American Needle, the plaintiff-petitioner and a manufacturer of NFL-licensed headwear, claims that the NFL acted anticompetitively by granting Reebok the exclusive license for certain NFL paraphernalia.  The trial court granted summary judgment to the NFL, and the U.S. Court of Appeals for the Seventh Circuit affirmed.  Both lower courts held that, in licensing individual team and NFL trademarks, the NFL is a single entity under antitrust law – as opposed to multiple, collectively acting teams – and thus not subject to the anticonspiracy prohibition of § 1 of the Sherman Act.

The Supreme Court’s treatment of the NFL’s claim to be a single entity will determine the extent to which the NFL’s actions are immunized from § 1 of the Sherman Act.  (While the NFL would remain subject to the antimonopoly provisions of § 2, § 1 claims are typically easier to prove.)

At one extreme, the Court could hold that, because everything the NFL does promotes NFL professional football, the NFL is really an integrated single entity immune from the anticonspiracy prohibition.  In this scenario, the NFL could fix prices for everything:  players’ and coaches’ salaries; tickets; hats; jerseys; T-shirts; etc.  At the other extreme, the Court could hold that, because the NFL is comprised of multiple ball clubs, everything it does is subject to the anticonspiracy prohibition.  For example—in a hypothetical posed by Justice Kennedy, the likely swing vote—the antitrust laws could be used to challenge game rules providing greater protection to quarterbacks because the rules would disfavor teams with better running games.

The justices’ questioning of the lawyers indicated that the Court will likely reject both extremes.

Although eight justices interposed questions, Justices Breyer and Stevens led the Court as the two most experienced jurists in antitrust.  Evident from both their questioning was a concern for the actual competitive effects of the NFL’s licensing structure and the need to flesh-out fully the economic facts of the case, i.e., a full-blown rule-of-reason analysis under the Sherman Act.

This Court, however, has scaled back the reach of antitrust at every opportunity since 2000 – expressly pointing to the very high costs of antitrust litigation.  Thus, it is unlikely that the Court will endorse a full blown rule-of-reason inquiry into every act by joint ventures generally or sports leagues in particular.

Neither is the Court likely to accept the NFL’s argument that the NFL is a single entity because the teams by themselves cannot produce NFL football.  Justice Scalia posed the hypothetical, to the NFL’s attorney, of whether the NFL could fix prices at which each franchise could be sold to a new owner.  The NFL’s attorney answered, “yes,” prompting Justice Scalia to reply, “I thought I was reducing it to the absurd.”

Rather, the Court is likely to espouse a more bright-line, middle-of-the-road rule like the one suggested by the Department of Justice in the DOJ’s brief:

Single-entity treatment for the teams and the league is appropriate if, but only if, two conditions are satisfied.

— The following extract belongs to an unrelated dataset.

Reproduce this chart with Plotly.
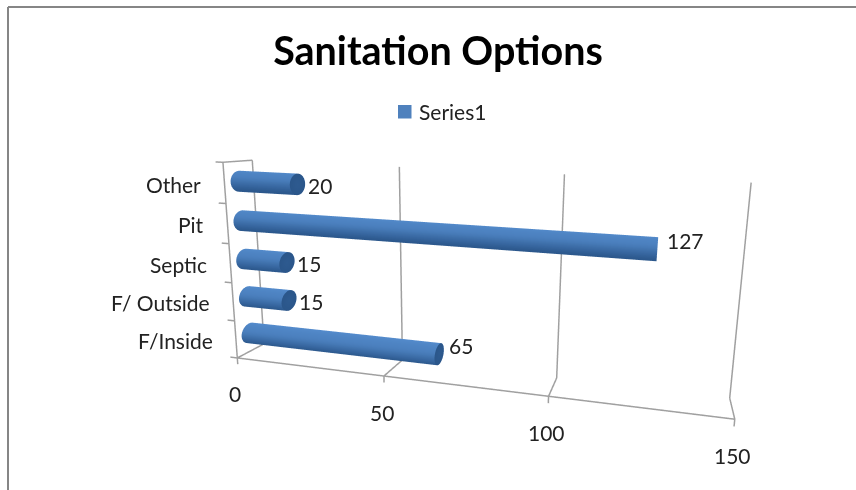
import numpy as np
import plotly.graph_objects as go

categories = ["F/Inside", "F/ Outside", "Septic", "Pit", "Other"]
values = [65, 15, 15, 127, 20]
value_ticks = [0, 50, 100, 150]
series_name = "Series1"
title_text = "Sanitation Options"

XR = (-4.0, 152.0)
YR = (-0.03, 1.03)
ZR = (-0.2, 5.05)

# scene box proportions and perspective camera
ax, ay, az = 2.42609, 0.21292, 1.0
eye = dict(x=0.82462, y=-2.47053, z=0.68652)
cen = dict(x=0.09236, y=0.96836, z=-0.01055)
up = dict(x=-0.01333, y=-0.07138, z=1.0)
DOMAIN_X = [212 / 856, 1.0]

RAD = 0.05
RAD_DEPTH = 0.06
GRID = "#a0a0a0"
FONT = "Lato"
TXT = "#222222"
SIZE = 21

fig = go.Figure()

# floor, back wall and left wall lines
lx, ly, lz = [], [], []


def seg(a, b):
    lx.extend([a[0], b[0], None])
    ly.extend([a[1], b[1], None])
    lz.extend([a[2], b[2], None])


n = len(categories)
for v in value_ticks:
    seg((v, 0, -0.17), (v, 0, 0))
    seg((v, 0, 0), (v, 1, 0))
    seg((v, 1, 0), (v, 1, n))
seg((0, 0, 0), (150, 0, 0))
seg((0, 0, 0), (0, 0, n))
seg((0, 0, n), (0, 1, n))
for k in range(n + 1):
    seg((-2.5, 0, k), (0, 0, k))
fig.add_trace(go.Scatter3d(x=lx, y=ly, z=lz, mode="lines", line=dict(color=GRID, width=3),
                           hoverinfo="skip", showlegend=False))

# one shaded cylinder per category, running from zero to its value
sy = (YR[1] - YR[0]) / ay
sz = (ZR[1] - ZR[0]) / az
N = 48
for i, val in enumerate(values):
    th = np.linspace(0, 2 * np.pi, N, endpoint=False)
    cyl_y = .5 + RAD_DEPTH * sy * np.cos(th)
    cyl_z = i + .5 + RAD * sz * np.sin(th)
    shade = 0.62 + 0.38 * np.sin(th + 0.35)
    shade = np.where(np.sin(th) > 0.55, shade - 0.14 * (np.sin(th) - 0.55) / 0.45, shade)
    X = np.concatenate([np.zeros(N), np.full(N, val), np.full(N, val), [val]])
    Y = np.concatenate([cyl_y, cyl_y, cyl_y, [.5]])
    Z = np.concatenate([cyl_z, cyl_z, cyl_z, [i + .5]])
    tone = np.concatenate([shade, shade, np.full(N, .22), [.28]])
    a, b, c = [], [], []
    for j in range(N):
        k = (j + 1) % N
        a += [j, k]
        b += [k, N + k]
        c += [N + j, N + j]
        a.append(2 * N + j)
        b.append(2 * N + k)
        c.append(3 * N)
    fig.add_trace(go.Mesh3d(
        x=X, y=Y, z=Z, i=a, j=b, k=c, intensity=tone, cmin=0, cmax=1, name=categories[i],
        colorscale=[[0, "#1f4674"], [0.3, "#2f5c92"], [0.6, "#4679b6"], [1, "#5b95d8"]],
        showscale=False, flatshading=False, hoverinfo="skip", showlegend=False,
        lighting=dict(ambient=1, diffuse=0, specular=0, roughness=1, fresnel=0)))

# tick labels, category labels and value labels pinned to scene coordinates
label_font = dict(family=FONT, size=SIZE, color=TXT)
notes = []
for v in value_ticks:
    notes.append(dict(x=v, y=0, z=0, text=str(v), showarrow=False, xshift=-2, yshift=-36, font=label_font))
for i, c in enumerate(categories):
    notes.append(dict(x=0, y=0, z=i + .5, text=c, showarrow=False, xanchor="right",
                      xshift=-21, yshift=-1, font=label_font))
for i, val in enumerate(values):
    notes.append(dict(x=val, y=.5, z=i + .5, text=str(val), showarrow=False, xanchor="left",
                      xshift=8, yshift=9 if val > 50 else -1, font=label_font))

axis = dict(visible=False, showgrid=False, showline=False, zeroline=False,
            showbackground=False, showspikes=False)
fig.update_layout(
    width=856, height=490, margin=dict(l=0, r=0, t=0, b=0), paper_bgcolor="white", showlegend=False,
    title=dict(text="<b>%s</b>" % title_text, x=438 / 856, xanchor="center", y=1 - 51 / 490,
               yanchor="middle", font=dict(family=FONT, size=39.5, color="black")),
    scene=dict(
        domain=dict(x=DOMAIN_X, y=[0, 1]),
        xaxis=dict(range=list(XR), **axis),
        yaxis=dict(range=list(YR), **axis),
        zaxis=dict(range=list(ZR), **axis),
        aspectmode="manual", aspectratio=dict(x=ax, y=ay, z=az),
        camera=dict(projection=dict(type="perspective"), eye=eye, center=cen, up=up),
        annotations=notes),
    shapes=[
        dict(type="line", xref="paper", yref="paper", x0=8 / 856, x1=1, y0=1 - 7 / 490, y1=1 - 7 / 490,
             line=dict(color="#868686", width=2)),
        dict(type="line", xref="paper", yref="paper", x0=8 / 856, x1=8 / 856, y0=1 - 7 / 490, y1=0,
             line=dict(color="#868686", width=2)),
        dict(type="rect", xref="paper", yref="paper", x0=398 / 856, x1=411.5 / 856,
             y0=1 - 118.5 / 490, y1=1 - 105 / 490, line=dict(width=0), fillcolor="#4f81bd"),
    ],
    annotations=[dict(xref="paper", yref="paper", x=417 / 856, y=1 - 112 / 490, xanchor="left",
                      yanchor="middle", showarrow=False, text=series_name, font=label_font)],
)
fig.write_html("out.html")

First, the teams and the league must have effectively merged the relevant aspects of their operations, thereby eliminating actual and potential competition among the teams and between the teams and the league in that operational sphere. Second, the challenged restraint must not significantly affect actual or potential competition among the teams or between the teams and the league outside their merged operations.

The example of “effectively merged” operations given by the DOJ’s attorney – which found favor with Justice Breyer – was that of the NFL’s back office for running the day-to-day operations of the league.  As any sports fan knows, teams compete vigorously – i.e., they have not merged their operations – with respect to attracting player and coaching talent and live attendance.  Just think of the New York Yankees vs. The Boston Red Sox.  With respect to licensing of trademarks, however, the evidentiary record was not developed to the Justices’ liking, making a remand likely.